WHAT THE EXERCISE ASKS -> The listing below should be printed exactly, every line of it. Skip the pictures.

RECORDS PROVIDED ->
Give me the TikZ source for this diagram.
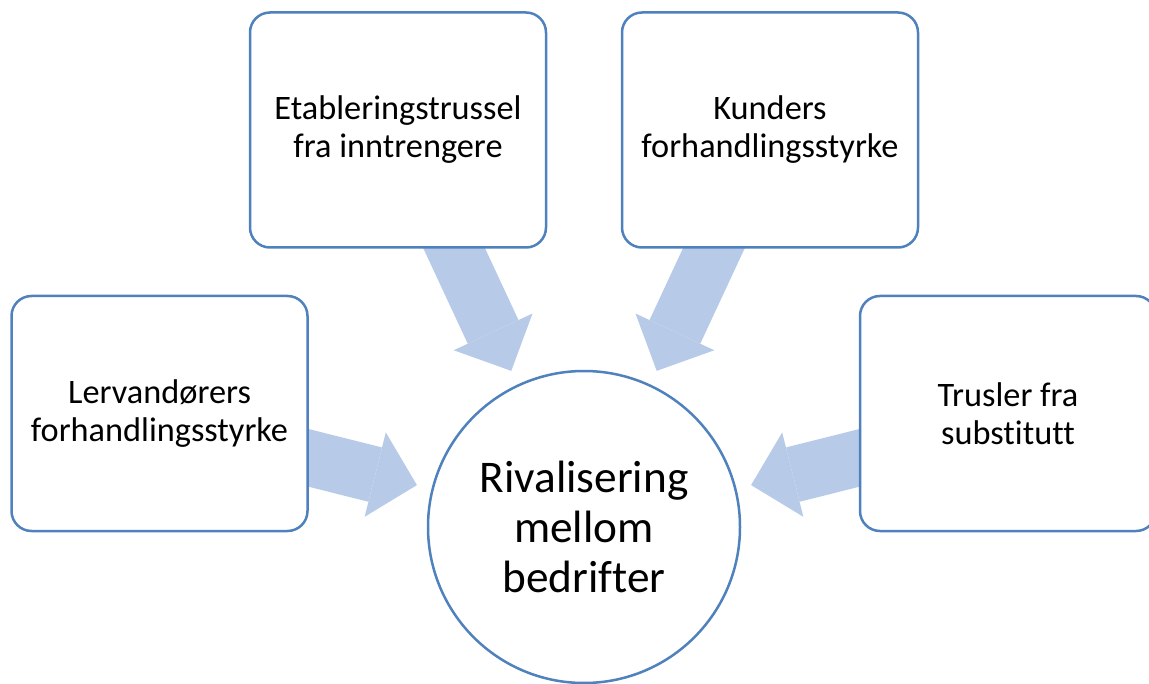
\documentclass[tikz,border=0pt]{standalone}
\usepackage{fontspec}
\setmainfont{Carlito}[Ligatures=NoCommon]
\usetikzlibrary{arrows.meta,backgrounds}
\definecolor{boxline}{HTML}{4F81BD}
\definecolor{arrowfill}{HTML}{B7CBE8}
\begin{document}
\begin{tikzpicture}[x=1pt,y=-1pt,
    forcebox/.style={draw=boxline,line width=2.5pt,fill=white,rounded corners=20pt,
        minimum width=296pt,minimum height=235pt,inner sep=0pt,align=center,
        font=\fontsize{34.3}{38}\selectfont},
    rivalnode/.style={draw=boxline,line width=2.5pt,fill=white,circle,
        minimum size=312pt,inner sep=0pt,align=center,
        font=\fontsize{45.3}{50}\selectfont},
    pusharrow/.style={draw=arrowfill,line width=56pt,shorten >=15pt,
        -{Triangle[width=87pt,length=43pt,line width=0pt]}}]
    
    \useasboundingbox (0,0) rectangle (1149,684);
    
    %Boxes
    \node[forcebox] (etab) at (398,130) {Etableringstrussel\\fra inntrengere};
    \node[forcebox] (kund) at (770,130) {Kunders\\forhandlingsstyrke};
    \node[forcebox] (lev) at (159.5,413.5) {Lervandørers\\forhandlingsstyrke};
    \node[forcebox] (subst) at (1008,413.5) {Trusler fra\\substitutt};
    
    %Circle
    \node[rivalnode] (rival) at (584,527) {Rivalisering\\mellom\\bedrifter};
    
    %Arrows
    \coordinate (etab-in) at (441,220);
    \coordinate (kund-in) at (727,220);
    \coordinate (lev-in) at (280,450.7);
    \coordinate (subst-in) at (888,450.7);
    \begin{scope}[on background layer]
    \draw[pusharrow] (etab-in) -- (rival);
    \draw[pusharrow] (kund-in) -- (rival);
    \draw[pusharrow] (lev-in) -- (rival);
    \draw[pusharrow] (subst-in) -- (rival);
    \end{scope}
    \end{tikzpicture}
\end{document}
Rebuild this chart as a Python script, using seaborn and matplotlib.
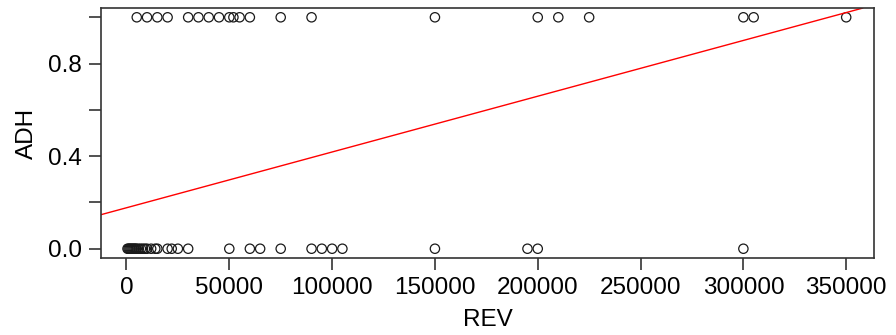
import numpy as np
import pandas as pd
import matplotlib
matplotlib.use('Agg')
import matplotlib.pyplot as plt
import seaborn as sns

# REV values where ADH = 1 and ADH = 0
rev_adh1 = [5000, 10000, 15000, 20000, 30000, 35000, 40000, 45000, 50000,
            52000, 55000, 60000, 75000, 90000, 150000, 200000, 210000,
            225000, 300000, 305000, 350000]
rev_adh0 = [500, 1000, 1500, 2000, 2500, 3000, 3500, 4000, 4500, 5000,
            6000, 7000, 8000, 9000, 10000, 12000, 14000, 15000, 20000,
            22000, 25000, 30000, 50000, 60000, 65000, 75000, 90000, 95000,
            100000, 105000, 150000, 195000, 200000, 300000]

# fitted line ADH ~ REV
intercept = 0.177
slope = 2.41e-6

x_ticks = [0, 50000, 100000, 150000, 200000, 250000, 300000, 350000]
y_ticks = [0.0, 0.2, 0.4, 0.6, 0.8, 1.0]
y_labels = ['0.0', '', '0.4', '', '0.8', '']

df = pd.DataFrame({
    'REV': rev_adh1 + rev_adh0,
    'ADH': [1] * len(rev_adh1) + [0] * len(rev_adh0),
})

sns.set_style('white')
plt.rcParams['font.family'] = ['Liberation Sans', 'DejaVu Sans']
plt.rcParams['text.color'] = 'black'
plt.rcParams['axes.labelcolor'] = 'black'
plt.rcParams['xtick.color'] = 'black'
plt.rcParams['ytick.color'] = 'black'

fig = plt.figure(figsize=(8.96, 3.35), dpi=100)
ax = fig.add_axes([0.1127, 0.2299, 0.8627, 0.7461])

sns.scatterplot(data=df, x='REV', y='ADH', ax=ax, marker='o', s=45,
                facecolor='none', edgecolor='#1a1a1a', linewidth=0.9)
ax.axline((0, intercept), slope=slope, color='red', linewidth=1.0)

ax.set_xlim(-12400, 363500)
ax.set_ylim(-0.04, 1.04)
ax.set_xticks(x_ticks)
ax.set_xticklabels([str(t) for t in x_ticks])
ax.set_yticks(y_ticks)
ax.set_yticklabels(y_labels)
ax.tick_params(axis='both', direction='out', length=8.6, width=1.2,
               color='#333333', labelcolor='black', labelsize=17.5, pad=5,
               left=True, bottom=True)
for sp in ax.spines.values():
    sp.set_color('#333333')
    sp.set_linewidth(1.2)
ax.set_xlabel('REV', fontsize=17.5, labelpad=7)
ax.set_ylabel('ADH', fontsize=17.5, labelpad=7)

fig.savefig('out.png', dpi=100)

SOLUTION FOR THIS EXERCISE ->
Give me the TikZ source for this diagram.
\documentclass[tikz,border=0pt]{standalone}
\usepackage{fontspec}
\setmainfont{Carlito}[Ligatures=NoCommon]
\usetikzlibrary{arrows.meta,backgrounds}
\definecolor{boxline}{HTML}{4F81BD}
\definecolor{arrowfill}{HTML}{B7CBE8}
\begin{document}
\begin{tikzpicture}[x=1pt,y=-1pt,
    forcebox/.style={draw=boxline,line width=2.5pt,fill=white,rounded corners=20pt,
        minimum width=296pt,minimum height=235pt,inner sep=0pt,align=center,
        font=\fontsize{34.3}{38}\selectfont},
    rivalnode/.style={draw=boxline,line width=2.5pt,fill=white,circle,
        minimum size=312pt,inner sep=0pt,align=center,
        font=\fontsize{45.3}{50}\selectfont},
    pusharrow/.style={draw=arrowfill,line width=56pt,shorten >=15pt,
        -{Triangle[width=87pt,length=43pt,line width=0pt]}}]
    
    \useasboundingbox (0,0) rectangle (1149,684);
    
    %Boxes
    \node[forcebox] (etab) at (398,130) {Etableringstrussel\\fra inntrengere};
    \node[forcebox] (kund) at (770,130) {Kunders\\forhandlingsstyrke};
    \node[forcebox] (lev) at (159.5,413.5) {Lervandørers\\forhandlingsstyrke};
    \node[forcebox] (subst) at (1008,413.5) {Trusler fra\\substitutt};
    
    %Circle
    \node[rivalnode] (rival) at (584,527) {Rivalisering\\mellom\\bedrifter};
    
    %Arrows
    \coordinate (etab-in) at (441,220);
    \coordinate (kund-in) at (727,220);
    \coordinate (lev-in) at (280,450.7);
    \coordinate (subst-in) at (888,450.7);
    \begin{scope}[on background layer]
    \draw[pusharrow] (etab-in) -- (rival);
    \draw[pusharrow] (kund-in) -- (rival);
    \draw[pusharrow] (lev-in) -- (rival);
    \draw[pusharrow] (subst-in) -- (rival);
    \end{scope}
    \end{tikzpicture}
\end{document}
Rebuild this chart as a Python script, using seaborn and matplotlib.
import numpy as np
import pandas as pd
import matplotlib
matplotlib.use('Agg')
import matplotlib.pyplot as plt
import seaborn as sns

# REV values where ADH = 1 and ADH = 0
rev_adh1 = [5000, 10000, 15000, 20000, 30000, 35000, 40000, 45000, 50000,
            52000, 55000, 60000, 75000, 90000, 150000, 200000, 210000,
            225000, 300000, 305000, 350000]
rev_adh0 = [500, 1000, 1500, 2000, 2500, 3000, 3500, 4000, 4500, 5000,
            6000, 7000, 8000, 9000, 10000, 12000, 14000, 15000, 20000,
            22000, 25000, 30000, 50000, 60000, 65000, 75000, 90000, 95000,
            100000, 105000, 150000, 195000, 200000, 300000]

# fitted line ADH ~ REV
intercept = 0.177
slope = 2.41e-6

x_ticks = [0, 50000, 100000, 150000, 200000, 250000, 300000, 350000]
y_ticks = [0.0, 0.2, 0.4, 0.6, 0.8, 1.0]
y_labels = ['0.0', '', '0.4', '', '0.8', '']

df = pd.DataFrame({
    'REV': rev_adh1 + rev_adh0,
    'ADH': [1] * len(rev_adh1) + [0] * len(rev_adh0),
})

sns.set_style('white')
plt.rcParams['font.family'] = ['Liberation Sans', 'DejaVu Sans']
plt.rcParams['text.color'] = 'black'
plt.rcParams['axes.labelcolor'] = 'black'
plt.rcParams['xtick.color'] = 'black'
plt.rcParams['ytick.color'] = 'black'

fig = plt.figure(figsize=(8.96, 3.35), dpi=100)
ax = fig.add_axes([0.1127, 0.2299, 0.8627, 0.7461])

sns.scatterplot(data=df, x='REV', y='ADH', ax=ax, marker='o', s=45,
                facecolor='none', edgecolor='#1a1a1a', linewidth=0.9)
ax.axline((0, intercept), slope=slope, color='red', linewidth=1.0)

ax.set_xlim(-12400, 363500)
ax.set_ylim(-0.04, 1.04)
ax.set_xticks(x_ticks)
ax.set_xticklabels([str(t) for t in x_ticks])
ax.set_yticks(y_ticks)
ax.set_yticklabels(y_labels)
ax.tick_params(axis='both', direction='out', length=8.6, width=1.2,
               color='#333333', labelcolor='black', labelsize=17.5, pad=5,
               left=True, bottom=True)
for sp in ax.spines.values():
    sp.set_color('#333333')
    sp.set_linewidth(1.2)
ax.set_xlabel('REV', fontsize=17.5, labelpad=7)
ax.set_ylabel('ADH', fontsize=17.5, labelpad=7)

fig.savefig('out.png', dpi=100)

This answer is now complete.